--- start of SUPPLIED INFORMATION ---

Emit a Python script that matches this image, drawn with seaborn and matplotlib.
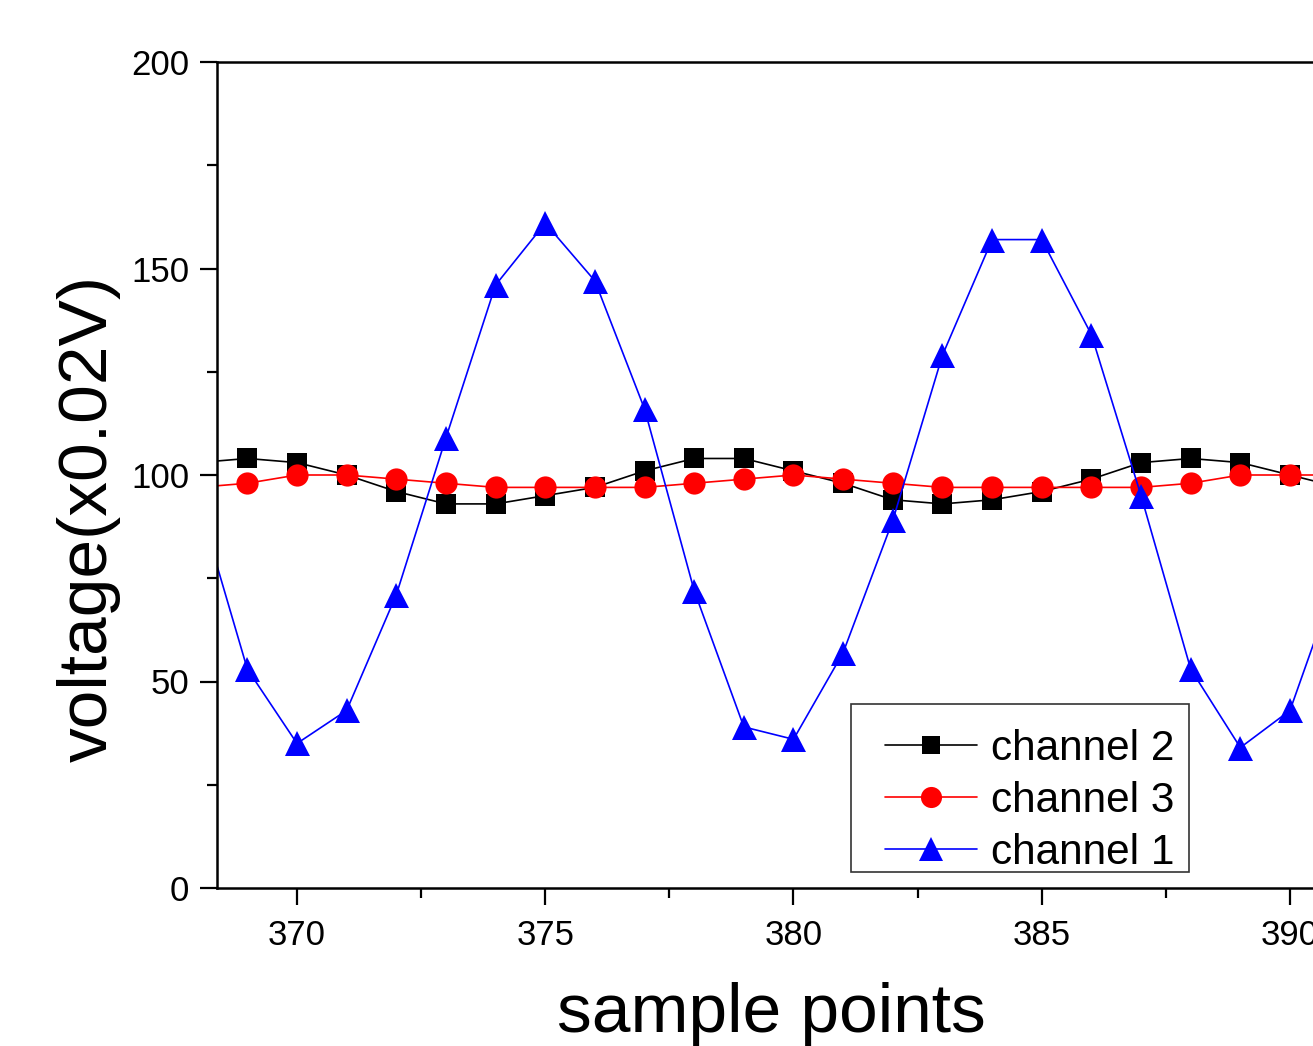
import numpy as np
import pandas as pd
import matplotlib
matplotlib.use("Agg")
import matplotlib.pyplot as plt
import seaborn as sns
from matplotlib.ticker import MultipleLocator
from matplotlib.lines import Line2D
from matplotlib.patches import Rectangle
from matplotlib.legend_handler import HandlerLine2D

sample_points = list(range(368, 392))
channel_2 = [103, 104, 103, 100, 96, 93, 93, 95, 97, 101, 104, 104,
             101, 98, 94, 93, 94, 96, 99, 103, 104, 103, 100, 97]
channel_3 = [97, 98, 100, 100, 99, 98, 97, 97, 97, 97, 98, 99,
             100, 99, 98, 97, 97, 97, 97, 97, 98, 100, 100, 100]
channel_1 = [94, 53, 35, 43, 71, 109, 146, 161, 147, 116, 72, 39,
             36, 57, 89, 129, 157, 157, 134, 95, 53, 34, 43, 77]

sns.set_theme(style="ticks")
plt.rcParams['font.family'] = ['Liberation Sans', 'DejaVu Sans']
plt.rcParams['text.color'] = 'black'
plt.rcParams['axes.labelcolor'] = 'black'
plt.rcParams['xtick.color'] = 'black'
plt.rcParams['ytick.color'] = 'black'

W, H = 1313, 1046
fig = plt.figure(figsize=(W / 100, H / 100), dpi=100)
ax_left, ax_right, ax_top, ax_bottom = 217, 1340, 62, 888
AW, AH = ax_right - ax_left, ax_bottom - ax_top
ax = fig.add_axes([ax_left / W, 1 - ax_bottom / H, AW / W, AH / H])

px_per_unit = (1290 - 297) / 20.0
xmin = 370 - (297 - ax_left) / px_per_unit
xmax = xmin + AW / px_per_unit

sns.lineplot(x=sample_points, y=channel_2, ax=ax, color='black', lw=1.2,
             marker='s', markersize=14, markeredgewidth=0, label='channel 2')
sns.lineplot(x=sample_points, y=channel_3, ax=ax, color='red', lw=1.2,
             marker='o', markersize=16, markeredgewidth=0, label='channel 3')
sns.lineplot(x=sample_points, y=channel_1, ax=ax, color='blue', lw=1.2,
             marker='^', markersize=18, markeredgewidth=0, label='channel 1')

ax.set_xlim(xmin, xmax)
ax.set_ylim(0, 200)
ax.xaxis.set_major_locator(MultipleLocator(5))
ax.xaxis.set_minor_locator(MultipleLocator(2.5))
ax.yaxis.set_major_locator(MultipleLocator(50))
ax.yaxis.set_minor_locator(MultipleLocator(25))
ax.tick_params(axis='both', which='major', direction='out', length=12,
               width=1.6, labelsize=25, color='black', labelcolor='black')
ax.tick_params(axis='x', which='major', pad=10)
ax.tick_params(axis='y', which='major', pad=8)
ax.tick_params(axis='both', which='minor', direction='out', length=7,
               width=1.6, color='black')

for side in ['left', 'bottom', 'top', 'right']:
    ax.spines[side].set_color('black')
    ax.spines[side].set_linewidth(1.8)

ax.set_xlabel('sample points', fontsize=50, color='black')
ax.set_ylabel('voltage(x0.02V)', fontsize=50, color='black')
ax.xaxis.set_label_coords((771 - ax_left) / AW, -(1032 - ax_bottom) / AH)
ax.xaxis.label.set_va('baseline')
ax.yaxis.set_label_coords(-(ax_left - 107) / AW, (ax_bottom - 518) / AH)
ax.yaxis.label.set_va('baseline')

# legend frame drawn separately so the entries can sit where the reference has them
frame = Rectangle(((851 - ax_left) / AW, (ax_bottom - 872) / AH),
                  (1189 - 851) / AW, (872 - 704) / AH,
                  transform=ax.transAxes, facecolor='white',
                  edgecolor='#333333', linewidth=1.2, clip_on=False, zorder=5)
ax.add_patch(frame)

fs = 30.5
fs_px = fs * 100 / 72
leg = ax.legend(loc='lower left',
                bbox_to_anchor=((851 - ax_left) / AW, (ax_bottom - 885) / AH),
                borderaxespad=0, fontsize=fs, frameon=False,
                handlelength=114 / fs_px, handletextpad=14 / fs_px,
                labelspacing=12 / fs_px, borderpad=12 / fs_px,
                markerscale=0.95,
                handler_map={Line2D: HandlerLine2D(xpad=22 / fs_px)})
leg.set_zorder(6)
for t in leg.get_texts():
    t.set_color('black')

fig.savefig('out.png', dpi=100)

--- end of SUPPLIED INFORMATION ---

EXERCISE DESCRIPTION: Set down again, exactly, the lines of the material above from its first line to the one with "from matplotlib.legend_handler import", inclusive. Leave the pictures out.

FINAL ANSWER:
Emit a Python script that matches this image, drawn with seaborn and matplotlib.
import numpy as np
import pandas as pd
import matplotlib
matplotlib.use("Agg")
import matplotlib.pyplot as plt
import seaborn as sns
from matplotlib.ticker import MultipleLocator
from matplotlib.lines import Line2D
from matplotlib.patches import Rectangle
from matplotlib.legend_handler import HandlerLine2D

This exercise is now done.